Many Zhu, events coordinator at the university, says the works explore ideas around distant-yet-connected places, cultures and identities. "It's a theme of what it's like to be living in New Zealand but feeling a link to somewhere else - almost like still living in that place, but physically being here. It's about travel, memory, movement between countries and cultures."
The exhibition is interactive: Korean second-year student Jeong Ryeong Kim will be painting portraits of gallery visitors and their possessions onto the walls of the gallery as part of her work The Diasporic Objects.
Also as part of the exhibition, six dancers from the dance studies programme will perform a piece choreographed in response to each work.
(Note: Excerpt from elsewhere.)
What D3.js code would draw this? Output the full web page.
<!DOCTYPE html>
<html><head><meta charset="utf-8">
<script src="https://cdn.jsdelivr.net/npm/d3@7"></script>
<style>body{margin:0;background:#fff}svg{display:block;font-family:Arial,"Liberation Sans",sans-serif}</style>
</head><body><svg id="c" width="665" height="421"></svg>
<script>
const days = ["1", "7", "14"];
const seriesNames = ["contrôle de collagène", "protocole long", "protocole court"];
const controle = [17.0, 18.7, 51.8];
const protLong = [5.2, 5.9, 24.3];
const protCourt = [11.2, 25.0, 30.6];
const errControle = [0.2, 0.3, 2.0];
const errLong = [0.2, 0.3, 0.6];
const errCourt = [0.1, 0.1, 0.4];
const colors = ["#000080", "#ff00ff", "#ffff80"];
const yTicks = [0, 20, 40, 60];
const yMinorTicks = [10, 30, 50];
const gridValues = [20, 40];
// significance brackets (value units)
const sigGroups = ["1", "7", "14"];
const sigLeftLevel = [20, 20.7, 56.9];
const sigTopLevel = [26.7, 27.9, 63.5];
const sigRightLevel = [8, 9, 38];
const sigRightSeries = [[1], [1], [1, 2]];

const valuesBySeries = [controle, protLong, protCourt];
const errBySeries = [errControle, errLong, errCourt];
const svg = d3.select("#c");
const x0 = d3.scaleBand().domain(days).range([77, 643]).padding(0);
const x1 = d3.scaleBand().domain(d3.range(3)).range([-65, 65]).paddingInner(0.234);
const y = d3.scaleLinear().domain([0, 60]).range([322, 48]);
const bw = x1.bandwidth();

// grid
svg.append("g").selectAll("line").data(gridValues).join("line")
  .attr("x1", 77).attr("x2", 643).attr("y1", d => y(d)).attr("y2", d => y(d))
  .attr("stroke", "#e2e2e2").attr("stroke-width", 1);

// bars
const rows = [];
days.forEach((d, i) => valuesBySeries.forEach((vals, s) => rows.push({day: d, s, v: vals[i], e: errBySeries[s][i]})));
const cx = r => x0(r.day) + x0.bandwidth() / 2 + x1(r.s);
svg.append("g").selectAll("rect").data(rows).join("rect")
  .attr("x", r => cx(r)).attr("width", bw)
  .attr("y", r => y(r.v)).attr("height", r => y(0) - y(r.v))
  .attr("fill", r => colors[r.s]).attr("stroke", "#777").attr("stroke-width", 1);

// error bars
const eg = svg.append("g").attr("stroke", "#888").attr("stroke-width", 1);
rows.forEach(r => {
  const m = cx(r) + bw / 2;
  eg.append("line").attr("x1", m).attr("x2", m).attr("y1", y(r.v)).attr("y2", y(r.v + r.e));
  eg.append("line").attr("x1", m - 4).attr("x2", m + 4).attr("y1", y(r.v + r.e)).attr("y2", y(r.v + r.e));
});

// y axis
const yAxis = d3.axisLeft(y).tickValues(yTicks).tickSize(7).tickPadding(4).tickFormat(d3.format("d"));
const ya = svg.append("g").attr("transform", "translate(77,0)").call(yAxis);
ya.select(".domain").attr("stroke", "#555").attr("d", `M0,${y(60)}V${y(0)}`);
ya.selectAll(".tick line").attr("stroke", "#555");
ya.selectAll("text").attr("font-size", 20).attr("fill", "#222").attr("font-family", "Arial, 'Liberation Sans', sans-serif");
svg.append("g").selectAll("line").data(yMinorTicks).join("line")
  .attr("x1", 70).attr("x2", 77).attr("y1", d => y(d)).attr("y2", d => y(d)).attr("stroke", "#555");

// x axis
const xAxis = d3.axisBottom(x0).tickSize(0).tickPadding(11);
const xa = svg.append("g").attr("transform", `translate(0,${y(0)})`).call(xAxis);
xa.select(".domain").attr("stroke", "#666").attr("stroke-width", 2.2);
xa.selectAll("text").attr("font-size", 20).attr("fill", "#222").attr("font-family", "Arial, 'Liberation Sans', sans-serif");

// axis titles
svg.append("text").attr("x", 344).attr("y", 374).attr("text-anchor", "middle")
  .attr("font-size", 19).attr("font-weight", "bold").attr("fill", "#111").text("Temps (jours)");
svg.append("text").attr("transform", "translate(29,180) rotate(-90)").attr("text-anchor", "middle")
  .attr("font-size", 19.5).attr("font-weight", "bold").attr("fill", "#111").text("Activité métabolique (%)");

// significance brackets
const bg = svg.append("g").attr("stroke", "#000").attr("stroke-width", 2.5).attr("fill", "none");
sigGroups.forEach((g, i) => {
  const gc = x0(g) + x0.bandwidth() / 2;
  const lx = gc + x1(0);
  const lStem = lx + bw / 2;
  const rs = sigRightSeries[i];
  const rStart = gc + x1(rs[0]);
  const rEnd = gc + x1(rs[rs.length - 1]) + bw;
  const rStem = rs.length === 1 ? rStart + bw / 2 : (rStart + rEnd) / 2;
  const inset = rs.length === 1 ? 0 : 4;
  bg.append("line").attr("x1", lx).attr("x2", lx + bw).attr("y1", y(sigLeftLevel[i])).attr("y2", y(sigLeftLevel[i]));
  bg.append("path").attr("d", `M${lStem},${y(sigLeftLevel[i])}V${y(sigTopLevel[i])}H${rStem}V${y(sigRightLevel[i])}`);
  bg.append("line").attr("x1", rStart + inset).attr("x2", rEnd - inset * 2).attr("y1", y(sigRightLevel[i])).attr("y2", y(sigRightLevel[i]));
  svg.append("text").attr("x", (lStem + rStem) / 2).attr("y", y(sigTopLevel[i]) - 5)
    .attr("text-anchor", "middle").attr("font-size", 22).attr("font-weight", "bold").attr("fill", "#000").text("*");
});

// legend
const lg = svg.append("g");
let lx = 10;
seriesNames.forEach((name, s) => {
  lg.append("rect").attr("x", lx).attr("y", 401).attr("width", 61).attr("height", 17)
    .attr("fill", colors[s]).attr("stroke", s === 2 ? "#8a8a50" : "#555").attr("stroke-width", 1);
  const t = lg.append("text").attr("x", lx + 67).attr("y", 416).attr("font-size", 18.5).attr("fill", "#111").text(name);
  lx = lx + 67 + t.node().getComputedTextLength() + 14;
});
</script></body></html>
Students have spent the weeks leading up to the Lantern Festival talking with the artists and devising a performance, which will take place in the gallery at 5pm and 7pm today.
"It's translating something visual into something that's a dance experience," says Zhu.
Focus on accessibility
Event producer Eric Ngan says organisers Auckland Tourism, Events and Economic Development (Ateed) has worked to improve accessibility at the festival this year, providing more wheelchair parking and making it easier for users to get around. Saturday night's performance of Under the Same Moon will also be translated into sign language, with three interpreters working to express the 10 different characters in the play, all performed by one actress, Hweiling Ow.
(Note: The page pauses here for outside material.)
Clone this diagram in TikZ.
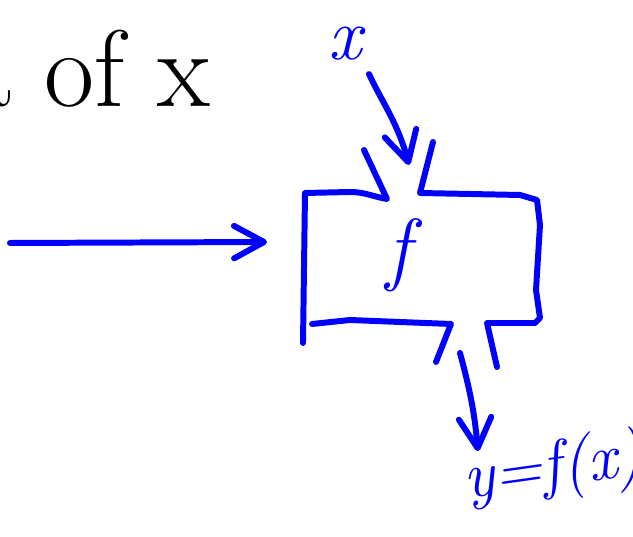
\documentclass[tikz,border=0pt]{standalone}
\usetikzlibrary{arrows.meta,positioning}
\begin{document}
\begin{tikzpicture}[x=0.02cm, y=0.02cm,
    pen/.style={draw=blue, line width=3.4pt, line cap=round, line join=round},
    penarrow/.style={pen, -{Straight Barb[round, length=0.6cm, width=0.65cm]}},
    ink/.style={inner sep=1pt, font=\fontsize{46}{50}\selectfont}
]
\useasboundingbox (0,0) rectangle (633,537);
\clip (0,0) rectangle (633,537);

% labels
\node[ink, anchor=base east, font=\fontsize{62}{66}\selectfont] (ofx) at (212,430) {a of x};
\node[ink, text=blue, font=\fontsize{42}{46}\selectfont\itshape] (xlab) at (345,493) {x};
\node[ink, text=blue, font=\fontsize{46}{50}\selectfont\itshape] (flab) at (399,282) {f};
\node[ink, text=blue, font=\fontsize{37}{41}\selectfont\itshape, anchor=base west, rotate=8] (ylab) at (464,38) {y=f(x)};

% the box with its two openings
\draw[pen] (364,387) -- (387,338) to[out=170,in=0] (350,345) -- (305,344) -- (303,194);
\draw[pen] (433,395) -- (420,344) -- (520,342) -- (537,337) -- (540,312) -- (536,247) -- (540,219) -- (535,214) -- (487,214) -- (497,170);
\draw[pen] (436,175) -- (451,213) -- (400,215) -- (350,217) -- (312,213);

\coordinate (lefttail) at (10,294);
\coordinate (boxin) at (267,295);
\coordinate (topin) at (409,372);
\coordinate (botout) at (460,184);

\draw[penarrow] (lefttail) -- (boxin);
\draw[penarrow, shorten <=0.25cm] (xlab.south east) to[out=-65,in=105] (topin);
\draw[penarrow] (botout) to[out=-75,in=95] ([xshift=0.42cm, yshift=-0.05cm]ylab.north west);

\end{tikzpicture}
\end{document}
• More than 800 handmade Chinese lanterns, a street full of stalls selling delicious Asian delicacies and crafts (today, tomorrow 4.30-10pm). Lantern making (5-10pm) and diablo demonstrations (7-8.30pm), tea ceremonies (5.30pm, 6.45pm, 8pm, 9.15pm), martial arts (5.30- 8pm), performances by Guangdong Puppet Art Theatre (6pm, 7.10pm, 8.50pm), dragon and lion dancers (6.30pm, 7.30pm, 8.30pm), karaoke (8-10pm)
• Grand finale fireworks display tomorrow, 10.30pm. For more information on the Lantern Festival, see aucklandnz.com/lantern
• Under the Same Moon and The Two Farting Sisters. Musgrove Studio of the Maidment Theatre, this weekend and until March 7.
• Long Shen Dao will play the main stage at Albert Park from 9.30-10.30pm tonight and Sunday.
• Living There Being Here. George Fraser Gallery this weekend and until March 10. Elam student Jeong Ryeong Kim will be drawing portraits of visitors onto the gallery wall to form a part of her artwork from 4-7pm today. Dance students f performances 5pm, 7pm.
• Auckland Art Gallery open late during the Lantern Festival, today and tomorrow until 9pm. With more lantern-making and puppet theatre, plus tomorrow great films on modern Chinese architecture (1pm, 5pm) and work by graduate students from the Film Television and Media Studies (4pm, 7pm).
• Celebrate Chinese culture at Auckland Museum tomorrow with arts and crafts (10.30am, 1.30pm), storytelling, special exhibitions from the Chinese collection and vibrant music and dance performances.